Set problem: Starting at the first line of the data, print each line verbatim up to and including the line bearing "Chart.register(...registerables);", omitting pictures.
··········
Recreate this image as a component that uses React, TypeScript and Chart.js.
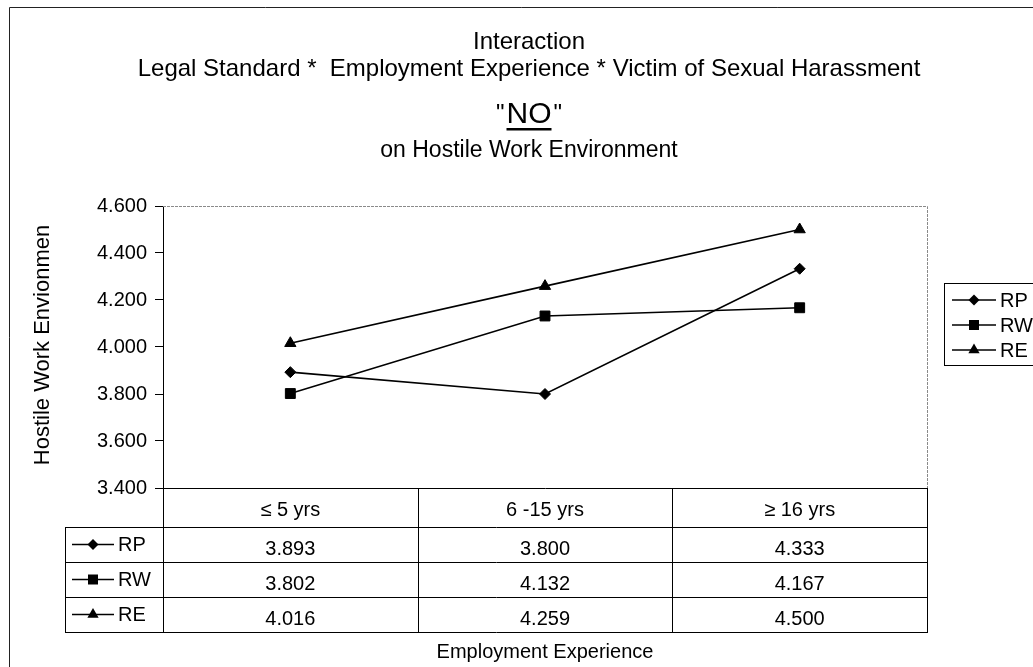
import React, { useEffect, useRef } from 'react';
import { Chart, registerables } from 'chart.js';

Chart.register(...registerables);

const categories = ['≤ 5 yrs', '6 -15 yrs', '≥ 16 yrs'];
const seriesNames = ['RP', 'RW', 'RE'];
const rpValues = [3.893, 3.8, 4.333];
const rwValues = [3.802, 4.132, 4.167];
const reValues = [4.016, 4.259, 4.5];
const yTickValues = [3.4, 3.6, 3.8, 4.0, 4.2, 4.4, 4.6];
const titleLines = [
  'Interaction',
  'Legal Standard *  Employment Experience * Victim of Sexual Harassment',
  '"NO"',
  'on Hostile Work Environment',
];
const yAxisTitle = 'Hostile Work Envionmen';
const xAxisTitle = 'Employment Experience';

const FONT = '"Liberation Sans", Arial, Helvetica, sans-serif';
const markerStyles = ['rectRot', 'rect', 'triangle'];
const markerRadii = [5.5, 7, 6.5];

function drawMarker(ctx: CanvasRenderingContext2D, style: string, x: number, y: number) {
  ctx.beginPath();
  if (style === 'rectRot') {
    const r = 5.5;
    ctx.moveTo(x - r, y);
    ctx.lineTo(x, y - r);
    ctx.lineTo(x + r, y);
    ctx.lineTo(x, y + r);
  } else if (style === 'rect') {
    const s = 5;
    ctx.rect(x - s, y - s, 2 * s, 2 * s);
  } else {
    const r = 6.5;
    ctx.moveTo(x, y - r);
    ctx.lineTo(x + r * Math.sin(Math.PI / 3), y + r / 2);
    ctx.lineTo(x - r * Math.sin(Math.PI / 3), y + r / 2);
  }
  ctx.closePath();
  ctx.fillStyle = '#000';
  ctx.fill();
}

function drawSeriesKey(ctx: CanvasRenderingContext2D, idx: number, x: number, y: number, lineLen: number, label: string, font: string) {
  ctx.strokeStyle = '#000';
  ctx.lineWidth = 1.3;
  ctx.beginPath();
  ctx.moveTo(x, y);
  ctx.lineTo(x + lineLen, y);
  ctx.stroke();
  drawMarker(ctx, markerStyles[idx], x + lineLen / 2, y);
  ctx.font = font;
  ctx.fillStyle = '#000';
  ctx.textAlign = 'left';
  ctx.textBaseline = 'middle';
  ctx.fillText(label, x + lineLen + 4, y + 1);
}

const decorPlugin = {
  id: 'decor',
  beforeDraw(chart: any) {
    const ctx = chart.ctx;
    ctx.save();
    ctx.fillStyle = '#fff';
    ctx.fillRect(0, 0, chart.width, chart.height);
    ctx.restore();
  },
  beforeDatasetsDraw(chart: any) {
    const { ctx, chartArea } = chart;
    const { left, top, right, bottom } = chartArea;
    ctx.save();
    ctx.strokeStyle = '#8a8a8a';
    ctx.lineWidth = 1;
    ctx.setLineDash([3, 1]);
    ctx.beginPath();
    ctx.moveTo(left, top + 0.5);
    ctx.lineTo(right + 0.5, top + 0.5);
    ctx.lineTo(right + 0.5, bottom);
    ctx.stroke();
    ctx.restore();
  },
  afterDraw(chart: any) {
    const { ctx, chartArea } = chart;
    const { left, right, bottom } = chartArea;
    const xScale = chart.scales.x;
    ctx.save();

    // Titles
    const cx = 529;
    ctx.fillStyle = '#000';
    ctx.textAlign = 'center';
    ctx.textBaseline = 'alphabetic';
    ctx.font = `24px ${FONT}`;
    ctx.fillText(titleLines[0], cx, 49);
    ctx.fillText(titleLines[1], cx, 76);
    const quote = titleLines[2].slice(0, 1);
    const inner = titleLines[2].slice(1, -1);
    ctx.font = `24px ${FONT}`;
    const qw = ctx.measureText(quote).width;
    ctx.font = `30px ${FONT}`;
    const nw = ctx.measureText(inner).width;
    const x0 = cx - (qw * 2 + nw + 4) / 2;
    ctx.textAlign = 'left';
    ctx.font = `24px ${FONT}`;
    ctx.fillText(quote, x0, 121);
    ctx.fillText(quote, x0 + qw + nw + 4, 121);
    ctx.font = `30px ${FONT}`;
    ctx.fillText(inner, x0 + qw + 2, 123);
    ctx.fillRect(x0 + qw + 2, 128, nw, 2.5);
    ctx.textAlign = 'center';
    ctx.font = `23px ${FONT}`;
    ctx.fillText(titleLines[3], cx, 157);

    // Y axis title
    ctx.save();
    ctx.translate(43, (chartArea.top + bottom) / 2 - 2);
    ctx.rotate(-Math.PI / 2);
    ctx.font = `22px ${FONT}`;
    ctx.textAlign = 'center';
    ctx.textBaseline = 'middle';
    ctx.fillText(yAxisTitle, 0, 0);
    ctx.restore();

    // Data table
    const headerH = 39;
    const rowH = 35;
    const labelColW = 98;
    const nRows = chart.data.datasets.length;
    const tableBottom = bottom + headerH + rowH * nRows;
    const colW = (right - left) / categories.length;
    ctx.strokeStyle = '#000';
    ctx.lineWidth = 1;
    ctx.beginPath();
    for (let i = 0; i <= categories.length; i++) {
      const x = Math.round(left + colW * i) + 0.5;
      ctx.moveTo(x, bottom);
      ctx.lineTo(x, tableBottom);
    }
    ctx.moveTo(left - labelColW + 0.5, bottom + headerH);
    ctx.lineTo(left - labelColW + 0.5, tableBottom);
    for (let r = 0; r <= nRows; r++) {
      const y = Math.round(bottom + headerH + rowH * r) + 0.5;
      ctx.moveTo(left - labelColW, y);
      ctx.lineTo(right + 1, y);
    }
    ctx.stroke();

    ctx.fillStyle = '#000';
    ctx.textAlign = 'center';
    ctx.textBaseline = 'alphabetic';
    ctx.font = `20px ${FONT}`;
    categories.forEach((c, i) => {
      ctx.fillText(c, xScale.getPixelForValue(i), bottom + headerH - 11);
    });
    chart.data.datasets.forEach((ds: any, r: number) => {
      const rowBottom = bottom + headerH + rowH * (r + 1);
      ctx.font = `20px ${FONT}`;
      ctx.textAlign = 'center';
      ctx.textBaseline = 'alphabetic';
      ctx.fillStyle = '#000';
      ds.data.forEach((v: number, i: number) => {
        ctx.fillText(v.toFixed(3), xScale.getPixelForValue(i), rowBottom - 7);
      });
      drawSeriesKey(ctx, r, left - labelColW + 7, rowBottom - rowH / 2, 42, ds.label, `20px ${FONT}`);
    });

    // X axis title
    ctx.font = `20px ${FONT}`;
    ctx.textAlign = 'center';
    ctx.textBaseline = 'alphabetic';
    ctx.fillStyle = '#000';
    ctx.fillText(xAxisTitle, (left + right) / 2, 658);

    // Legend box
    ctx.strokeStyle = '#000';
    ctx.lineWidth = 1;
    ctx.strokeRect(944.5, 283.5, 120, 82);
    chart.data.datasets.forEach((ds: any, r: number) => {
      drawSeriesKey(ctx, r, 952, 300 + r * 25, 44, ds.label, `20px ${FONT}`);
    });

    // Outer border
    ctx.strokeStyle = '#222';
    ctx.lineWidth = 1;
    ctx.beginPath();
    ctx.moveTo(9.5, chart.height);
    ctx.lineTo(9.5, 7.5);
    ctx.lineTo(chart.width, 7.5);
    ctx.stroke();

    ctx.restore();
  },
};

export default function App() {
  const canvasRef = useRef<HTMLCanvasElement | null>(null);

  useEffect(() => {
    const canvas = canvasRef.current;
    if (!canvas) return;
    const seriesValues = [rpValues, rwValues, reValues];
    const chart = new Chart(canvas, {
      type: 'line',
      data: {
        labels: categories,
        datasets: seriesNames.map((name, i) => ({
          label: name,
          data: seriesValues[i],
          borderColor: '#000',
          backgroundColor: '#000',
          borderWidth: 1.6,
          pointStyle: markerStyles[i] as any,
          pointRadius: markerRadii[i],
          pointBackgroundColor: '#000',
          pointBorderColor: '#000',
          pointBorderWidth: 1,
          tension: 0,
          fill: false,
          clip: false as any,
        })),
      },
      options: {
        responsive: false,
        animation: false,
        devicePixelRatio: 1,
        layout: { padding: { left: 0, top: 206, right: 106, bottom: 179 } },
        plugins: {
          legend: { display: false },
          title: { display: false },
          tooltip: { enabled: false },
        },
        scales: {
          x: {
            type: 'category',
            offset: true,
            grid: { display: false },
            border: { display: true, color: '#000', width: 1 },
            ticks: { display: false },
            afterFit: (s: any) => {
              s.height = 0;
            },
          },
          y: {
            min: yTickValues[0],
            max: yTickValues[yTickValues.length - 1],
            afterBuildTicks: (s: any) => {
              s.ticks = yTickValues.map((v) => ({ value: v }));
            },
            ticks: {
              callback: (v: any) => Number(v).toFixed(3),
              font: { size: 20, family: FONT },
              color: '#000',
              padding: 8,
            },
            grid: { drawOnChartArea: false, drawTicks: true, tickLength: 8, color: '#000' },
            border: { display: true, color: '#000', width: 1 },
            afterFit: (s: any) => {
              s.width = 163;
            },
          },
        },
      },
      plugins: [decorPlugin],
    });
    return () => chart.destroy();
  }, []);

  return (
    <div style={{ position: 'absolute', left: 0, top: 0, width: 1033, height: 667, background: '#fff' }}>
      <canvas ref={canvasRef} width={1033} height={667} style={{ display: 'block' }} />
    </div>
  );
}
··········
Output below:
Recreate this image as a component that uses React, TypeScript and Chart.js.
import React, { useEffect, useRef } from 'react';
import { Chart, registerables } from 'chart.js';

Chart.register(...registerables);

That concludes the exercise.